Periodex – Elegant Periodic Table (158 kb page)(periodex.co)
periodex.co
Periodex – Elegant Periodic Table (158 kb page)
https://periodex.co/
14 comments
Genuinely curious what is the purpose of pointing out the size of the page in the title?
It's one of the things I appreciate about it - instant load of everything upfront. In a world of overbloated sites it's very small and does a lot with a little (I stumbled on it randomly on https://1mb.club a while back).
In mobile Safari 15.6 the page crashes when I open the menu on the right.
TIL Einsteinium has a melting point of 1133 K (860 °C)
Very nice table! If you want to spend 5kb more, I got something printable: https://michaelgoerz.net/refcards/#periodictable ;-)
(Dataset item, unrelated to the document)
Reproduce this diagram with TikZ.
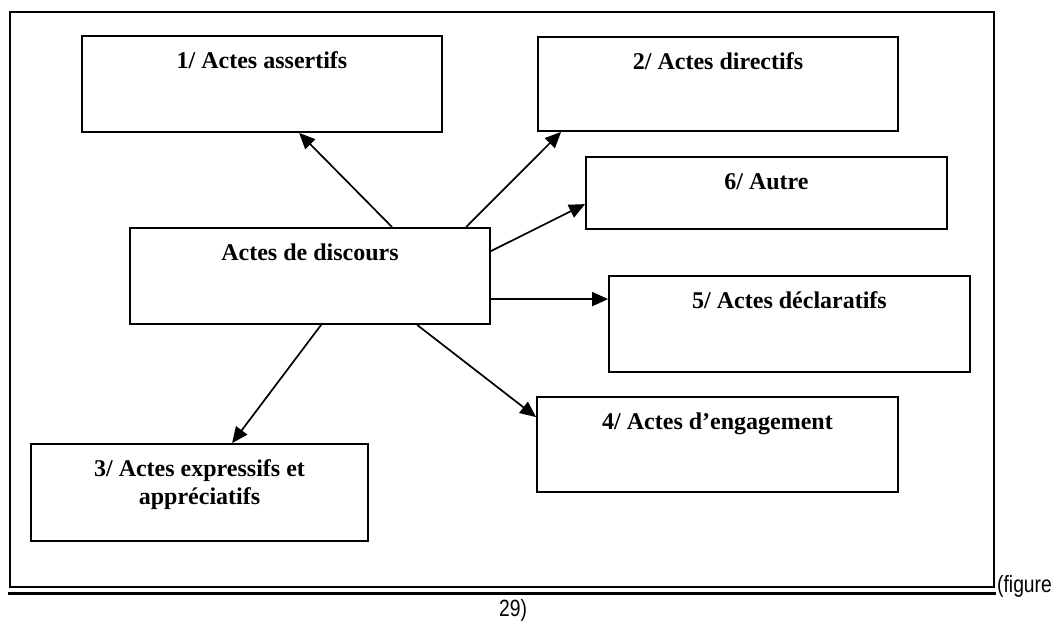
\documentclass[tikz,border=0pt]{standalone}
\usepackage{fontspec}
\setmainfont{Liberation Serif}
\newfontfamily\capfont[FakeStretch=0.82]{Liberation Sans}
\usetikzlibrary{arrows.meta,calc}

\begin{document}
\begin{tikzpicture}[x=1pt,y=-1pt,
  box/.style={draw=black, line width=1.8pt, rectangle, inner sep=0pt},
  lbl/.style={inner sep=0pt, anchor=base, font=\fontsize{24pt}{28pt}\selectfont\bfseries},
  captext/.style={inner sep=0pt, font=\capfont\fontsize{23.5pt}{27pt}\selectfont},
  link/.style={line width=1.7pt, -{Triangle[length=16pt,width=14pt]}}
  ]
\useasboundingbox (0,0) rectangle (1053,621);

% outer frame and the rule beneath it
\draw[line width=1.6pt] (10,12) rectangle (994,587);
\draw[line width=3pt] (8,593.5) -- (996,593.5);

% boxes
\node[box, minimum width=360pt, minimum height=96pt] (b1) at (262,84) {};
\node[box, minimum width=360pt, minimum height=94pt] (b2) at (718,84) {};
\node[box, minimum width=360pt, minimum height=96pt] (main) at (310,276) {};
\node[box, minimum width=361pt, minimum height=72pt] (b6) at (766.5,193) {};
\node[box, minimum width=361pt, minimum height=96pt] (b5) at (789.5,324) {};
\node[box, minimum width=337pt, minimum height=97pt] (b3) at (199.5,492.5) {};
\node[box, minimum width=361pt, minimum height=95pt] (b4) at (717.5,444.5) {};

% box titles
\node[lbl] (t1) at ([yshift=-33.5pt]b1.north) {1/ Actes assertifs};
\node[lbl] (t2) at ([yshift=-33.5pt]b2.north) {2/ Actes directifs};
\node[lbl] (tm) at ([yshift=-33.5pt]main.north) {Actes de discours};
\node[lbl] (t6) at ([yshift=-33.5pt]b6.north) {6/ Autre};
\node[lbl] (t5) at ([yshift=-33.5pt]b5.north) {5/ Actes déclaratifs};
\node[lbl] (t3a) at ([yshift=-33.5pt]b3.north) {3/ Actes expressifs et};
\node[lbl] (t3b) at ([yshift=-61.5pt]b3.north) {appréciatifs};
\node[lbl] (t4) at ([yshift=-33.5pt]b4.north) {4/ Actes d’engagement};

% connectors
\draw[link] ([xshift=263pt]main.north west) -- ([xshift=218pt]b1.south west);
\draw[link] ([xshift=337pt]main.north west) -- ([xshift=24pt]b2.south west);
\draw[link] ([yshift=-24pt]main.north east) -- ([yshift=-48pt]b6.north west);
\draw[link] ([yshift=-72pt]main.north east) -- ([yshift=-24pt]b5.north west);
\draw[link] ([xshift=192pt]main.south west) -- ([xshift=202pt]b3.north west);
\draw[link] ([xshift=288pt]main.south west) -- ([yshift=-21pt]b4.north west);

% caption
\node[captext, anchor=base west] (fig) at (997,592) {(figure};
\node[captext, anchor=base] (num) at (513,616) {29)};
\end{tikzpicture}
\end{document}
SVGs in about 50 languages that are 72K each. https://ptable.com/image/
It lists Seaborgium as having been discovered/created in America, but this is somewhat controversial. The other potential location of discovery is (not surprisingly) Russia.
https://en.m.wikipedia.org/wiki/Transfermium_Wars
https://en.m.wikipedia.org/wiki/Transfermium_Wars
Ptable.com uses no frameworks or libraries and has a payload size of ~64K if you use an ad/tracker blocker, and that includes all the property data and WebGL orbitals rendered from the Schrodinger equation on the Electrons tab.
Agreed, Ptable is obviously superior.
Ptable is based
It's always frustrating when you can't set the language of a website manually.
Looks nice, but I'm puzzled that for a scientific table the temperatures are given in Fahrenheit and Celsius instead of Kelvin.
I understand, that it's easier for the non-scientific reader, but in this case it should be adjusted to the language as well. E.g. most non-english readers are probably not familiar with Fahrenheit.
Many English readers are not either
I'd add to the problems others point out bad layout: without spacing the lantanides and actinides look like rows 8 and 9.